Andere Methoden der Planung gibt es in allen möglichen Abstufungen, Genauigkeitsgraden. Heftig debattiert (in unserer Schreibrunde) ist manchmal die Methode: „Write into The Dark“ – sie wird leicht mit Bauchschreiben verwechselt: dabei bedeutet sie, zeitgleich zu schreiben und zu planen und zu überarbeiten. Nimm eine Figur und stell sie in ein Setting, und dann schau (mit den Fingern auf der Tastatur oder im Heft), was passiert. Dokumentiere es. Geh wieder zurück, wenn du was verändern willst oder musst. An dieser Methode gefällt mir, dass ich immer hautnah am Geschehen bin und meine Charaktere mich jederzeit überraschen dürfen. Aber das Wort „Ende“ – das gibt es erst, wenn das Werk reif für Lektor, Agent, Verlag … ist. Nicht eine Sekunde davor. Oh nein, es ist kein „Drauflosschreiben und dann schau ma mal“!
Ich mag daran, dass ich dabei kontrolliert spontan sein kann, aber disziplinert arbeiten muss. Einfach so schreiben und sagen: „Das besser ich dann beim Überarbeiten aus“, geht hier nicht. Ausgebessert wird immer sofort, sobald man eine Unstimmigkeit entdeckt. SOFORT. Und: ich schreibe eine Geschichte, die ich noch nicht kenne!
Diese Methode verwende ich am liebsten für Kurzgeschichten.

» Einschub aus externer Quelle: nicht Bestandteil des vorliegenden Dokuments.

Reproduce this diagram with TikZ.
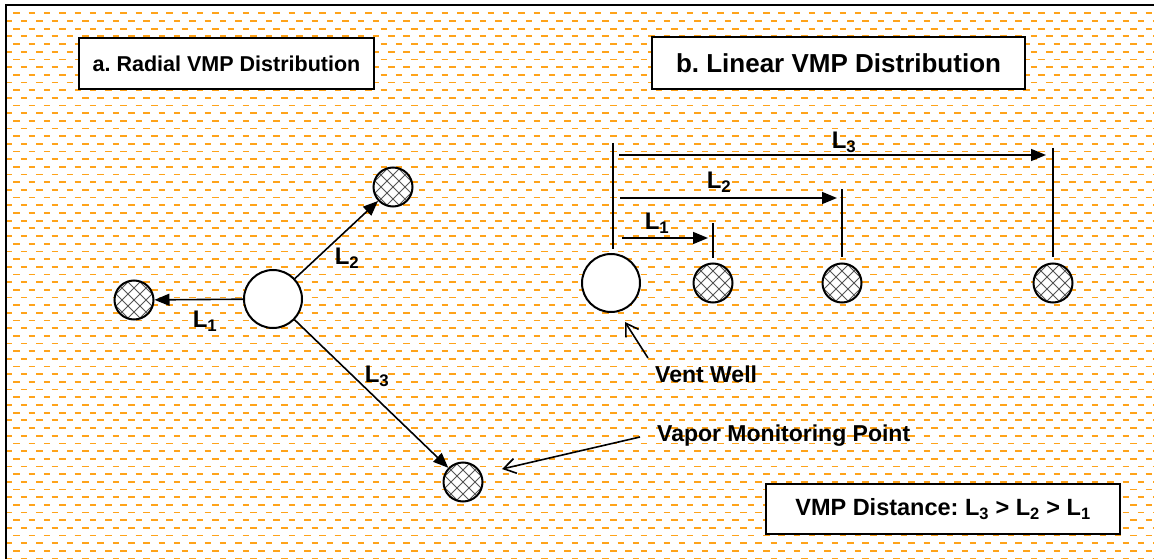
\documentclass[tikz,border=0pt]{standalone}
\usepackage{fontspec}
\setmainfont{Liberation Sans}
\usetikzlibrary{arrows.meta,calc}
\definecolor{bgorange}{RGB}{255,163,26}
\definecolor{hatchgray}{RGB}{85,85,85}
\newcommand{\Lsub}[1]{L\textsubscript{#1}}
\frenchspacing
\begin{document}
\begin{tikzpicture}[x=1pt,y=-1pt,
  bgline/.style={bgorange, line width=1.7pt, dash pattern=on 6.5pt off 8.8pt},
  frameline/.style={black, line width=2pt},
  titlebox/.style={draw, line width=2pt, fill=white, inner sep=0pt, anchor=north west},
  well/.style={circle, draw, line width=2pt, fill=white, minimum size=58pt, inner sep=0pt},
  hatchline/.style={hatchgray, line width=1pt},
  vmp/.style={circle, draw, line width=2pt, fill=white, minimum size=39pt, inner sep=0pt,
    path picture={
      \foreach \d in {-48,-36,...,48}{
        \draw[hatchline] ([xshift=\d pt]path picture bounding box.center) ++(-30,-30) -- ++(60,60);
        \draw[hatchline] ([xshift=\d pt]path picture bounding box.center) ++(-30,30) -- ++(60,-60);
      }}},
  conn/.style={black, line width=1.6pt},
  filledtip/.style={-{Triangle[length=15pt,width=12pt]}},
  opentip/.style={-{Straight Barb[length=12pt,width=15pt]}},
  lbl/.style={font=\fontsize{24}{27}\selectfont\bfseries, inner sep=0pt},
  callout/.style={font=\fontsize{23}{26}\selectfont\bfseries, inner sep=0pt, anchor=west}
]
\useasboundingbox (0,0) rectangle (1154,559);
\fill[white] (0,0) rectangle (1154,559);
% background pattern
\foreach \k in {0,...,71}{
  \pgfmathsetmacro{\yy}{13.3+7.68*\k}
  \pgfmathsetmacro{\ph}{mod(\k,2)==0 ? 8 : 0.35}
  \draw[bgline, dash phase=\ph pt] (6,\yy) -- (1154,\yy);
}
% frame (top and left edges)
\draw[frameline] (5.5,559) -- (5.5,5.5) -- (1154,5.5);

% title boxes
\node[titlebox, minimum width=295pt, minimum height=51pt,
      font=\fontsize{21.5}{24}\selectfont\bfseries] (ta) at (78,37) {a. Radial VMP Distribution};
\node[titlebox, minimum width=373pt, minimum height=52pt,
      font=\fontsize{26}{30}\selectfont\bfseries] (tb) at (651,36) {b. Linear VMP Distribution};
\node[titlebox, minimum width=354pt, minimum height=50pt,
      font=\fontsize{23.5}{28}\selectfont\bfseries] (td) at (765,483) {VMP Distance: \Lsub{3} > \Lsub{2} > \Lsub{1}};

% radial
\node[well] (wa) at (273,299) {};
\node[vmp] (a1) at (134,300) {};
\node[vmp] (a2) at (393,187) {};
\node[vmp] (a3) at (463,482) {};
\draw[conn, filledtip] (wa) -- (a1);
\draw[conn, filledtip] (wa) -- (a2);
\draw[conn, filledtip] (wa) -- (a3);
\node[lbl] (la1) at (205,321) {\Lsub{1}};
\node[lbl] (la2) at (347,258) {\Lsub{2}};
\node[lbl] (la3) at (377,376) {\Lsub{3}};

% linear
\node[well] (wb) at (611,283) {};
\node[vmp] (b1) at (713,283) {};
\node[vmp] (b2) at (842,283) {};
\node[vmp] (b3) at (1053,283) {};
\coordinate (w0t) at (613,143);
\coordinate (w0b) at (613,249);
\coordinate (v1t) at (713,223);
\coordinate (v1b) at (713,258);
\coordinate (v2t) at (842,189);
\coordinate (v2b) at (842,257);
\coordinate (v3t) at (1053,148);
\coordinate (v3b) at (1053,257);
\draw[conn] (w0t) -- (w0b);
\draw[conn] (v1t) -- (v1b);
\draw[conn] (v2t) -- (v2b);
\draw[conn] (v3t) -- (v3b);
\coordinate (d1s) at (622,238);
\coordinate (d1e) at (708,238);
\coordinate (d2s) at (620,198);
\coordinate (d2e) at (837,198);
\coordinate (d3s) at (619,155);
\coordinate (d3e) at (1046,155);
\draw[conn, filledtip] (d1s) -- (d1e);
\draw[conn, filledtip] (d2s) -- (d2e);
\draw[conn, filledtip] (d3s) -- (d3e);
\node[lbl] (lb1) at (657,223) {\Lsub{1}};
\node[lbl] (lb2) at (719,182) {\Lsub{2}};
\node[lbl] (lb3) at (844,142) {\Lsub{3}};

% callouts
\node[callout] (vw) at (655,374) {Vent Well};
\coordinate (vwtail) at (648,358);
\coordinate (vwtip) at (625,322);
\draw[conn, opentip] (vwtail) -- (vwtip);
\node[callout] (vp) at (657,436) {Vapor Monitoring Point};
\coordinate (vptail) at (640,437);
\coordinate (vptip) at (502,469);
\draw[conn, opentip] (vptail) -- (vptip);
\end{tikzpicture}
\end{document}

Ob sie für mich auch bei größeren Projekten funktioniert – das verrate ich Dir, sobald ich es versucht habe 🙂

Oft ist es ein Mix aus mehreren Methoden, aus denen ich mir die Rosinen rauspicke oder die Teile schnappe, die mir gerade brauchbar scheinen.

Also: Ja, ich plane. Und: Ja, ich schreibe aus dem Bauch.
Wenn ich eine Orientierung habe; weiß, was ich will und wohin ich will, dann sind meine Figuren dran. Aber das Kommando bleibt bei mir!

Kopf- oder Bauch, oder wie kommt das Döner auf die Anrichte?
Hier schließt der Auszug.